> [DIRECTION]
Copy all of the material word for word, except for the pictures.

[Start]

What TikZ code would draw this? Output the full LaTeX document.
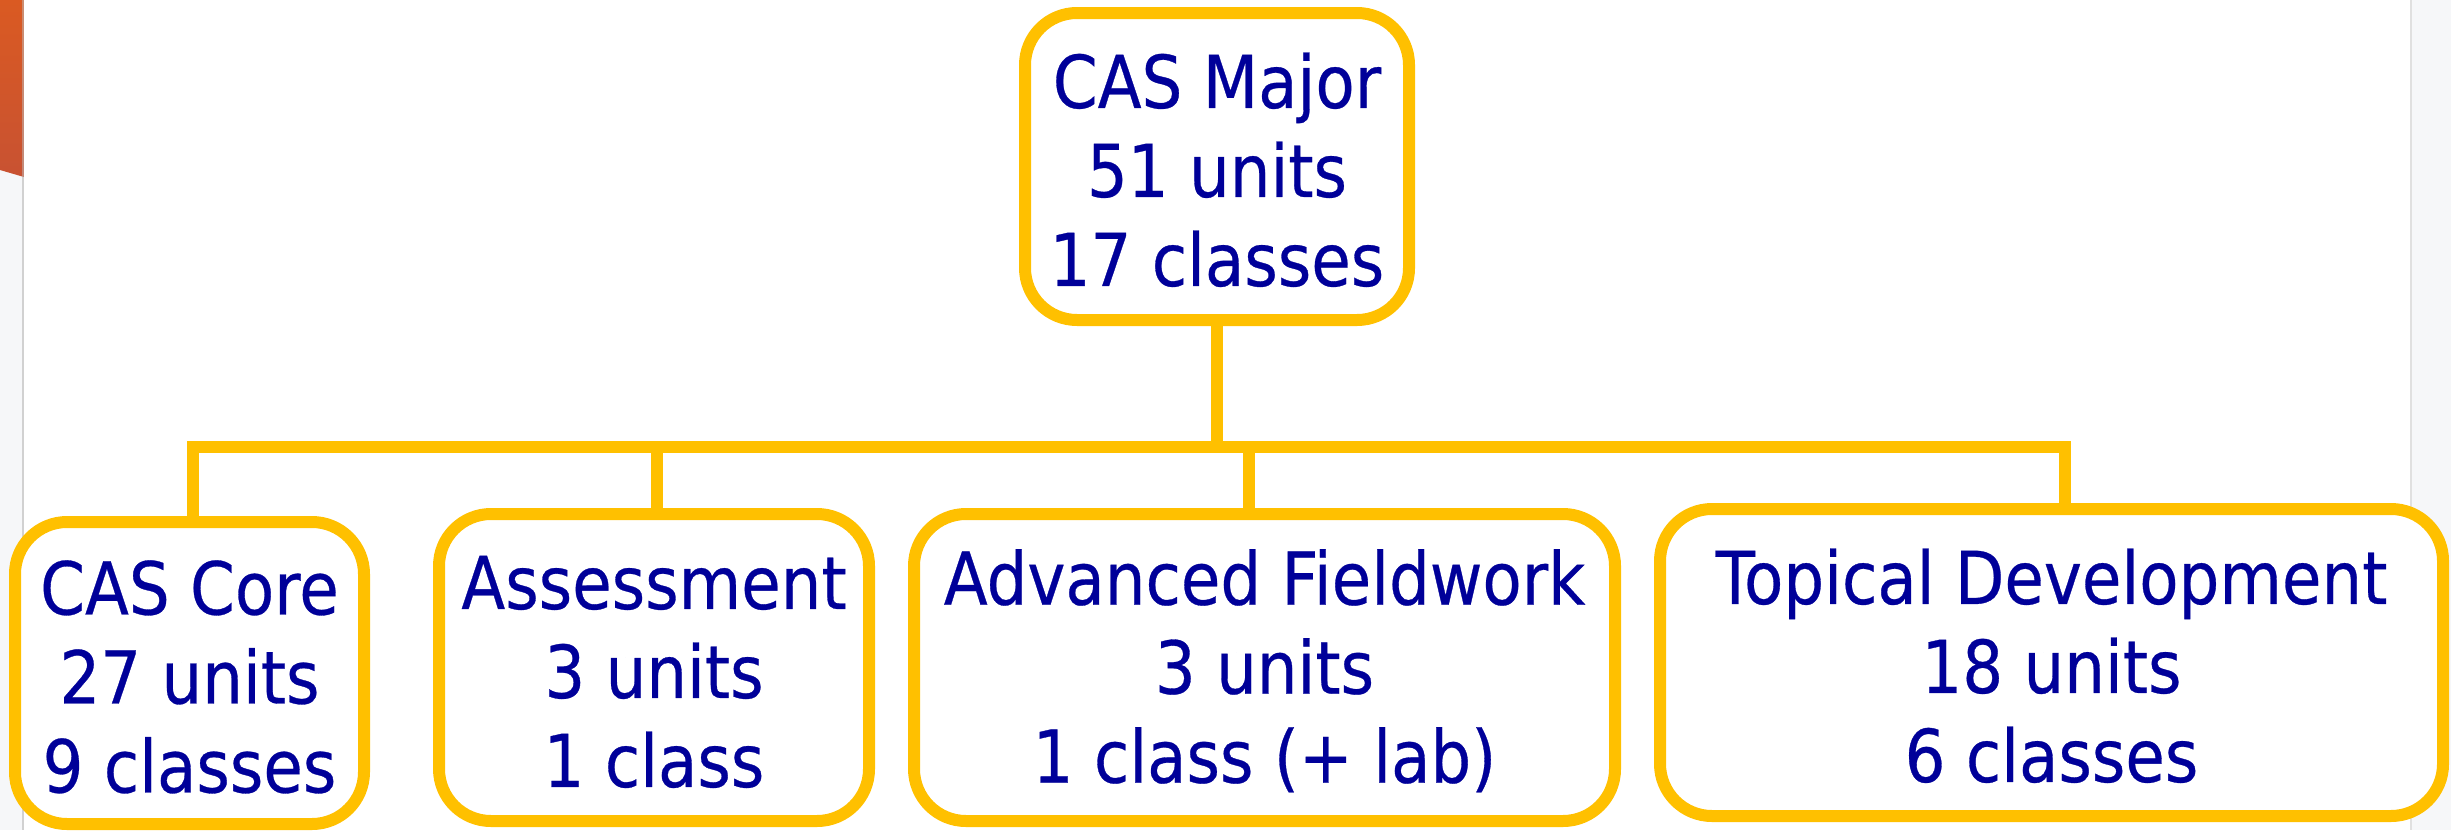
\documentclass[tikz,border=0pt]{standalone}
\usepackage{fontspec}
\setmainfont{DejaVu Sans}[FakeStretch=0.88, FakeBold=0.4]
\definecolor{boxline}{RGB}{255,192,0}
\definecolor{txtblue}{RGB}{0,0,153}
\definecolor{sidegray}{RGB}{246,247,249}
\definecolor{orangetop}{RGB}{218,90,34}
\definecolor{orangebot}{RGB}{200,82,50}
\newcommand{\firststrut}{\rule{0pt}{62pt}}
\tikzset{
  unitbox/.style={draw=boxline, line width=12pt, rounded corners=52pt, fill=white,
    inner sep=0pt, outer sep=0pt, align=center, text=txtblue,
    font=\fontsize{73}{89}\selectfont},
  link/.style={draw=boxline, line width=12pt}
}
\begin{document}
\begin{tikzpicture}[x=1pt,y=-1pt]
  % background
  \useasboundingbox (0,0) rectangle (2451,830);
  \fill[white] (0,0) rectangle (2451,830);
  \fill[sidegray] (0,0) rectangle (24,830);
  \fill[sidegray] (2410,0) rectangle (2451,830);
  \fill[black!18] (22,0) rectangle (24,830);
  \fill[black!12] (2410,0) rectangle (2412,830);
  \shade[top color=orangetop, bottom color=orangebot] (0,0) -- (24,0) -- (24,177) -- (0,170) -- cycle;
  \fill[black!25, opacity=0.5] (22,0) rectangle (24,177);

  % nodes
  \node[unitbox, minimum width=384pt, minimum height=307pt] (major) at (1217,166.5)
    {\firststrut CAS Major\\51 units\\17 classes};
  \node[unitbox, minimum width=349pt, minimum height=302pt] (core) at (189.5,673)
    {\firststrut CAS Core\\27 units\\9 classes};
  \node[unitbox, minimum width=430pt, minimum height=307pt] (assess) at (654,667.5)
    {\firststrut Assessment\\3 units\\1 class};
  \node[unitbox, minimum width=701pt, minimum height=307pt] (field) at (1264.5,667.5)
    {\firststrut Advanced Fieldwork\\3 units\\1 class (+ lab)};
  \node[unitbox, minimum width=783pt, minimum height=307pt] (topic) at (2051.5,662.5)
    {\firststrut Topical Development\\18 units\\6 classes};

  % connectors
  \coordinate (jcore) at (193,447);
  \coordinate (jassess) at (657,447);
  \coordinate (jfield) at (1249,447);
  \coordinate (jtopic) at (2065,447);
  \coordinate (jmajor) at (1217,447);
  \draw[link] ([xshift=-6pt]jcore) -- ([xshift=6pt]jtopic);
  \draw[link] (major.south) -- (jmajor);
  \draw[link] (jcore) -- (jcore |- core.north);
  \draw[link] (jassess) -- (jassess |- assess.north);
  \draw[link] (jfield) -- (jfield |- field.north);
  \draw[link] (jtopic) -- (jtopic |- topic.north);
\end{tikzpicture}
\end{document}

[End]

> [EXERCISE ANSWER]
What TikZ code would draw this? Output the full LaTeX document.
\documentclass[tikz,border=0pt]{standalone}
\usepackage{fontspec}
\setmainfont{DejaVu Sans}[FakeStretch=0.88, FakeBold=0.4]
\definecolor{boxline}{RGB}{255,192,0}
\definecolor{txtblue}{RGB}{0,0,153}
\definecolor{sidegray}{RGB}{246,247,249}
\definecolor{orangetop}{RGB}{218,90,34}
\definecolor{orangebot}{RGB}{200,82,50}
\newcommand{\firststrut}{\rule{0pt}{62pt}}
\tikzset{
  unitbox/.style={draw=boxline, line width=12pt, rounded corners=52pt, fill=white,
    inner sep=0pt, outer sep=0pt, align=center, text=txtblue,
    font=\fontsize{73}{89}\selectfont},
  link/.style={draw=boxline, line width=12pt}
}
\begin{document}
\begin{tikzpicture}[x=1pt,y=-1pt]
  % background
  \useasboundingbox (0,0) rectangle (2451,830);
  \fill[white] (0,0) rectangle (2451,830);
  \fill[sidegray] (0,0) rectangle (24,830);
  \fill[sidegray] (2410,0) rectangle (2451,830);
  \fill[black!18] (22,0) rectangle (24,830);
  \fill[black!12] (2410,0) rectangle (2412,830);
  \shade[top color=orangetop, bottom color=orangebot] (0,0) -- (24,0) -- (24,177) -- (0,170) -- cycle;
  \fill[black!25, opacity=0.5] (22,0) rectangle (24,177);

  % nodes
  \node[unitbox, minimum width=384pt, minimum height=307pt] (major) at (1217,166.5)
    {\firststrut CAS Major\\51 units\\17 classes};
  \node[unitbox, minimum width=349pt, minimum height=302pt] (core) at (189.5,673)
    {\firststrut CAS Core\\27 units\\9 classes};
  \node[unitbox, minimum width=430pt, minimum height=307pt] (assess) at (654,667.5)
    {\firststrut Assessment\\3 units\\1 class};
  \node[unitbox, minimum width=701pt, minimum height=307pt] (field) at (1264.5,667.5)
    {\firststrut Advanced Fieldwork\\3 units\\1 class (+ lab)};
  \node[unitbox, minimum width=783pt, minimum height=307pt] (topic) at (2051.5,662.5)
    {\firststrut Topical Development\\18 units\\6 classes};

  % connectors
  \coordinate (jcore) at (193,447);
  \coordinate (jassess) at (657,447);
  \coordinate (jfield) at (1249,447);
  \coordinate (jtopic) at (2065,447);
  \coordinate (jmajor) at (1217,447);
  \draw[link] ([xshift=-6pt]jcore) -- ([xshift=6pt]jtopic);
  \draw[link] (major.south) -- (jmajor);
  \draw[link] (jcore) -- (jcore |- core.north);
  \draw[link] (jassess) -- (jassess |- assess.north);
  \draw[link] (jfield) -- (jfield |- field.north);
  \draw[link] (jtopic) -- (jtopic |- topic.north);
\end{tikzpicture}
\end{document}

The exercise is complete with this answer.